"PR people who don't regularly talk to journalists should go and work in advertising. It's that simple."
So writes Julian Henry in a hard-hitting piece in today's Media Guardian that should be required reading for PR's chattering classes.
Most of the major PR agencies in the UK construct their business around writing strategies, drawing up Q&As, drafting positioning statements, scripting advertorials, collating briefing packs, printing press kits and countless other bits of waffle that underpin our daily trade. This rationalising process gets charged to the clients, who in most cases seem happy to pay for it...
Get rid of all this stuff and you would demolish half the industry at a single sweep...
If you were to reduce the role of the PR consultant to its most basic function what do you have? The man or woman on the phone whose job is simply to offer a description of their client's product in a topical, creative and engaging way.
To be a great publicist (note his word, publicist, not PR) Henry argues "you must start by thinking as a journalist. This means creating stories, working to deadlines, moving quickly through the trees of the jungle, engaging people by being interesting, and, most unfashionably, having a mind that likes to question what is put in front of you."

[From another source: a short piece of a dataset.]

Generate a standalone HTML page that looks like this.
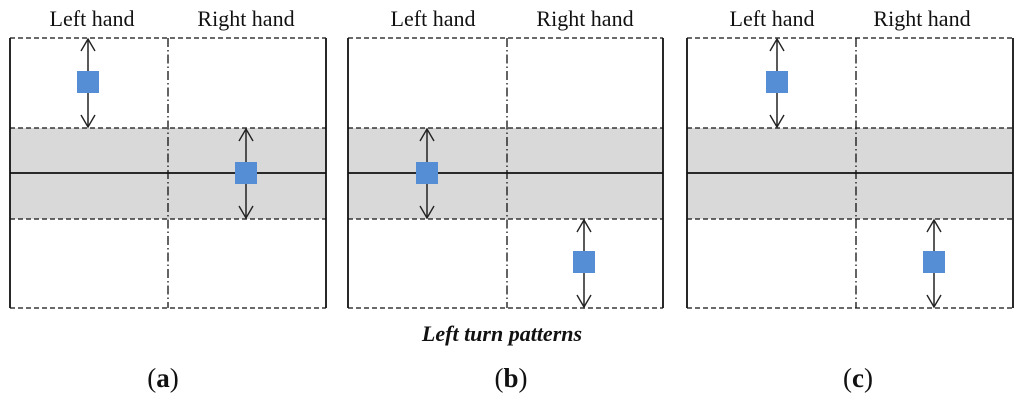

Henry lashes out at agencies who attempt to "legitimise their existence and increase their perceived importance by talking grandly about their role in creating a difference with the consumer" pointing out that the resulting work simply fails to live up to these claims.
I wonder if anyone has told Julian Henry that 'PR is dead'? If so, it would have been fun to watch his no doubt robust response...
- Andrew B Smith has a good post on "Julian Henry's rant in today's Guardian"; Andrew also runs an interesting (and new to me) site, The PR Surgery, which is worth a look.